Saturday, April 2, 2011

Basis of Self-Valuation

In considering the problems which arise when assessing the context and discerning the meaning of the term race. In part, the problem of racism seems to be based on presuppositions about basic abilities and capabilities of a given group (or person whose appearance places them in the bounds of a group). There seems to be an implicit mechanism by which people learn to associate certain traits with praise and others with disapprobation. Some characteristics which are valued come from factors which are in no way earned or deserved, and yet people often assume a level of self-worth from things which are given them. This stems from a psychological bias which many harbor, in which one's personal success or fortune is attributed solely to one's own work and merit, and another's failure is presumed to be the result of his/her personal failings.

It seems interesting that racism relies primarily on a flawed assessment of value based on a situation which one was merely born into, through neither right nor any fault of one's own. In examining racism, this single base concept should alone be enough for some to wish for a complete (if that is even an appropriate term) elimination of the concept.


  1. In my social psychology class, we studied the fundamental attribution error in which people over estimate internal factors and underestimate external factors when explaining the behavior of others. For example, if one is late to work, people will more often assume that it is because he or she is lazy than because he or she got stuck in traffic. However, the actor-observer bias hypothesizes the opposite when people explain their personal behavior. I believe these concepts directly apply to the "implicit mechanism" you have described, especially in regards to the level of self-worth that exists in our society.

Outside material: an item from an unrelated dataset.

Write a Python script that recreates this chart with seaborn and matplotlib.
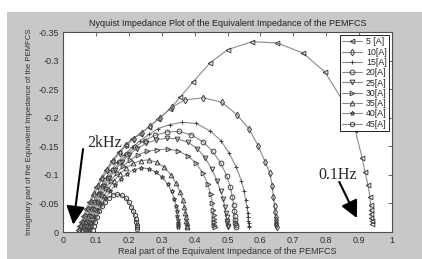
import numpy as np
import pandas as pd
import matplotlib
matplotlib.use("Agg")
import matplotlib.pyplot as plt
from matplotlib.patches import Rectangle
import seaborn as sns

# ------------------------------
# data (real, imag) per load current
# ------------------------------
currents = ["5 [A]", "10[A]", "15[A]", "20[A]", "25[A]", "30[A]", "35[A]", "40[A]", "45[A]"]
markers = ["<", "d", "+", "o", "v", ">", "^", "*", "h"]

re_5 = [0.045, 0.05, 0.055, 0.062, 0.07, 0.08, 0.09, 0.1, 0.115, 0.13, 0.15, 0.17, 0.19, 0.21, 0.235,
        0.26, 0.29, 0.325, 0.356, 0.396, 0.447, 0.50, 0.574, 0.65, 0.73, 0.796, 0.85, 0.888, 0.909,
        0.918, 0.927, 0.933, 0.935, 0.936, 0.937, 0.937, 0.938, 0.938]
im_5 = [-0.003, -0.01, -0.018, -0.028, -0.04, -0.052, -0.065, -0.078, -0.093, -0.108, -0.125, -0.14,
        -0.152, -0.163, -0.172, -0.183, -0.198, -0.215, -0.236, -0.263, -0.296, -0.319, -0.333, -0.331,
        -0.313, -0.28, -0.23, -0.179, -0.13, -0.105, -0.082, -0.061, -0.047, -0.038, -0.031, -0.025,
        -0.019, -0.014]

re_10 = [0.05, 0.055, 0.06, 0.067, 0.075, 0.085, 0.095, 0.107, 0.12, 0.135, 0.152, 0.172, 0.193, 0.215,
         0.24, 0.265, 0.295, 0.33, 0.37, 0.426, 0.483, 0.529, 0.566, 0.593, 0.614, 0.629, 0.636, 0.639,
         0.643, 0.645, 0.646, 0.647, 0.648, 0.648, 0.649]
im_10 = [-0.003, -0.01, -0.018, -0.028, -0.04, -0.053, -0.066, -0.08, -0.094, -0.108, -0.124, -0.139,
         -0.152, -0.163, -0.174, -0.186, -0.2, -0.218, -0.231, -0.235, -0.227, -0.205, -0.18, -0.151,
         -0.123, -0.103, -0.08, -0.062, -0.046, -0.035, -0.027, -0.021, -0.016, -0.012, -0.009]

re_15 = [0.055, 0.06, 0.066, 0.073, 0.082, 0.092, 0.103, 0.116, 0.13, 0.146, 0.165, 0.186, 0.21, 0.235,
         0.262, 0.29, 0.325, 0.362, 0.405, 0.447, 0.48, 0.505, 0.527, 0.542, 0.55, 0.555, 0.559, 0.561,
         0.562, 0.563, 0.564, 0.565, 0.565]
im_15 = [-0.003, -0.01, -0.018, -0.028, -0.04, -0.053, -0.066, -0.08, -0.094, -0.108, -0.122, -0.135,
         -0.148, -0.16, -0.171, -0.181, -0.188, -0.192, -0.19, -0.177, -0.16, -0.138, -0.113, -0.09,
         -0.072, -0.056, -0.044, -0.034, -0.026, -0.02, -0.015, -0.011, -0.008]

re_20 = [0.06, 0.065, 0.071, 0.078, 0.087, 0.097, 0.108, 0.121, 0.136, 0.153, 0.172, 0.195, 0.22, 0.248,
         0.28, 0.315, 0.352, 0.39, 0.425, 0.455, 0.48, 0.498, 0.509, 0.515, 0.519, 0.521, 0.522, 0.523,
         0.524, 0.525, 0.525]
im_20 = [-0.003, -0.01, -0.018, -0.028, -0.04, -0.053, -0.066, -0.08, -0.094, -0.108, -0.122, -0.136,
         -0.149, -0.16, -0.169, -0.175, -0.176, -0.17, -0.158, -0.141, -0.12, -0.098, -0.078, -0.061,
         -0.047, -0.036, -0.028, -0.021, -0.016, -0.012, -0.008]

re_25 = [0.065, 0.07, 0.076, 0.083, 0.092, 0.102, 0.113, 0.126, 0.141, 0.158, 0.178, 0.2, 0.225, 0.252,
         0.282, 0.315, 0.348, 0.38, 0.408, 0.432, 0.452, 0.468, 0.479, 0.487, 0.492, 0.495, 0.497, 0.498,
         0.499, 0.5, 0.5]
im_25 = [-0.003, -0.01, -0.018, -0.028, -0.04, -0.053, -0.066, -0.08, -0.094, -0.108, -0.122, -0.135,
         -0.146, -0.155, -0.161, -0.164, -0.163, -0.157, -0.146, -0.13, -0.11, -0.09, -0.072, -0.057,
         -0.044, -0.034, -0.026, -0.02, -0.015, -0.011, -0.008]

re_30 = [0.07, 0.075, 0.081, 0.088, 0.097, 0.107, 0.118, 0.131, 0.146, 0.163, 0.182, 0.204, 0.228, 0.255,
         0.285, 0.318, 0.35, 0.38, 0.405, 0.425, 0.44, 0.449, 0.454, 0.457, 0.458, 0.459, 0.46, 0.46,
         0.461]
im_30 = [-0.003, -0.01, -0.018, -0.028, -0.04, -0.052, -0.064, -0.077, -0.09, -0.103, -0.115, -0.126,
         -0.135, -0.141, -0.144, -0.145, -0.142, -0.133, -0.12, -0.103, -0.084, -0.066, -0.051, -0.039,
         -0.03, -0.023, -0.017, -0.012, -0.008]

re_35 = [0.075, 0.08, 0.086, 0.093, 0.102, 0.112, 0.124, 0.138, 0.154, 0.172, 0.192, 0.214, 0.237, 0.26,
         0.285, 0.308, 0.328, 0.344, 0.356, 0.364, 0.369, 0.372, 0.374, 0.375, 0.376, 0.377, 0.377]
im_35 = [-0.003, -0.01, -0.018, -0.028, -0.039, -0.051, -0.063, -0.076, -0.089, -0.101, -0.112, -0.12,
         -0.125, -0.126, -0.122, -0.113, -0.1, -0.085, -0.07, -0.056, -0.044, -0.034, -0.026, -0.02,
         -0.015, -0.011, -0.008]

re_40 = [0.08, 0.085, 0.091, 0.098, 0.107, 0.117, 0.129, 0.143, 0.158, 0.175, 0.194, 0.215, 0.237, 0.26,
         0.282, 0.302, 0.318, 0.33, 0.338, 0.343, 0.346, 0.348, 0.349, 0.35, 0.35, 0.351]
im_40 = [-0.003, -0.01, -0.018, -0.027, -0.038, -0.049, -0.06, -0.071, -0.082, -0.093, -0.102, -0.109,
         -0.112, -0.111, -0.105, -0.096, -0.084, -0.071, -0.058, -0.046, -0.036, -0.028, -0.021, -0.016,
         -0.012, -0.008]

re_45 = [0.09, 0.093, 0.097, 0.103, 0.11, 0.119, 0.129, 0.14, 0.152, 0.165, 0.178, 0.19, 0.2, 0.208,
         0.214, 0.218, 0.221, 0.223, 0.224, 0.225, 0.225]
im_45 = [-0.003, -0.01, -0.018, -0.027, -0.036, -0.045, -0.053, -0.06, -0.065, -0.066, -0.064, -0.059,
         -0.052, -0.044, -0.036, -0.029, -0.022, -0.017, -0.012, -0.008, -0.005]

real_parts = [re_5, re_10, re_15, re_20, re_25, re_30, re_35, re_40, re_45]
imag_parts = [im_5, im_10, im_15, im_20, im_25, im_30, im_35, im_40, im_45]

x_ticks = [0, 0.1, 0.2, 0.3, 0.4, 0.5, 0.6, 0.7, 0.8, 0.9, 1]
x_ticklabels = ["0", "0.1", "0.2", "0.3", "0.4", "0.5", "0.6", "0.7", "0.8", "0.9", "1"]
y_ticks = [0, -0.05, -0.1, -0.15, -0.2, -0.25, -0.3, -0.35]
y_ticklabels = ["0", "-0.05", "-0.1", "-0.15", "-0.2", "-0.25", "-0.3", "-0.35"]

# ------------------------------
# figure
# ------------------------------
sns.set_style("white")
plt.rcParams["font.family"] = ["Liberation Sans", "DejaVu Sans"]

W, H = 422, 259
fig = plt.figure(figsize=(W / 100, H / 100), dpi=100, facecolor="white")
# matlab grey window with a thin white strip top/left
fig.patches.append(Rectangle((7 / W, 0), 1 - 7 / W, 1 - 12 / H, transform=fig.transFigure,
                             facecolor="#c8c8c8", edgecolor="none", zorder=-10))
ax = fig.add_axes([63 / W, 27 / H, 329 / W, 200 / H])
ax.set_facecolor("white")

handles = []
for lab, mk, xs, ys in zip(currents, markers, real_parts, imag_parts):
    df = pd.DataFrame({"real": xs, "imag": ys})
    sns.lineplot(data=df, x="real", y="imag", ax=ax, sort=False, estimator=None,
                 color="#8a8a8a", lw=0.8, marker=mk, markersize=3.4,
                 markerfacecolor="none", markeredgecolor="#404040", markeredgewidth=0.7,
                 legend=False)
    handles.append(ax.lines[-1])

ax.set_xlim(0, 1)
ax.set_ylim(0, -0.35)
ax.set_xticks(x_ticks)
ax.set_xticklabels(x_ticklabels)
ax.set_yticks(y_ticks)
ax.set_yticklabels(y_ticklabels)
ax.tick_params(direction="in", length=3, width=0.6, top=True, right=True,
               labelsize=6.5, labelcolor="#303030", colors="#505050", pad=3)
for s in ax.spines.values():
    s.set_color("#505050")
    s.set_linewidth(0.8)

ax.set_title("Nyquist Impedance Plot of the Equivalent Impedance of the PEMFCS",
             fontsize=6.5, color="#202020", pad=4)
ax.set_xlabel("Real part of the Equivalent Impedance of the PEMFCS", fontsize=6.5,
              color="#303030", labelpad=1)
ax.set_ylabel("Imaginary part of the Equivalent Impedance of the PEMFCS", fontsize=5.6,
              color="#303030", labelpad=4)

leg = ax.legend(handles, currents, loc="upper right", fontsize=6.3, frameon=True,
                fancybox=False, borderaxespad=0.3, handlelength=2.2, handletextpad=0.5,
                labelspacing=0.15, borderpad=0.3, edgecolor="black", framealpha=1)
leg.get_frame().set_linewidth(0.6)

# frequency annotations
ax.annotate("", xy=(0.03, -0.008), xytext=(0.062, -0.15),
            arrowprops=dict(arrowstyle="-|>", lw=1.5, color="black", mutation_scale=28))
ax.text(0.073, -0.156, "2kHz", family="Liberation Serif", fontsize=11.5, va="center", ha="left")
ax.annotate("", xy=(0.897, -0.02), xytext=(0.836, -0.092),
            arrowprops=dict(arrowstyle="-|>", lw=1.5, color="black", mutation_scale=26))
ax.text(0.775, -0.1, "0.1Hz", family="Liberation Serif", fontsize=11.5, va="center", ha="left")

fig.savefig("out.png", dpi=100, facecolor=fig.get_facecolor())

  2. Discussing race and financial status can be tricky. Poverty is concrete and real, race is socially constructed. Though the average person is no genius, neither is so dull as to not observe a despondence between proportions of upper and lower class whites as compared to upper and lower class blacks. He does err if he extrapolates that these statistics reflect internal worth of the individual. More blacks are in poverty because they were originally brought here as slaves and have been struggling to rise ever since. Of course this circular reasoning about people in rough circumstances being responsible or justified for or in their position has allowed and continues to allow people to turn a blind eye to the real causes and problems afflicting our country.

  3. Dear Colin,

    You are hinting at one of the ways in which the narrative of American individualism has been used as a way to blame, perpetuate systems of power. If we are as individuals are responsible/capable of raising ourself of to middle-class success -- then those who don't can be dismissed for their own personal lack of merits, rather than recognizing systemic barriers

  4. I definitely agree with all that you said. It amazes me how racism can be solely about something that a person can not change, like their skin color, but that same person came have even better credentials than another person who is seen superior. I think racism will be a tough concept to eliminate because it is beneficial to the superior group.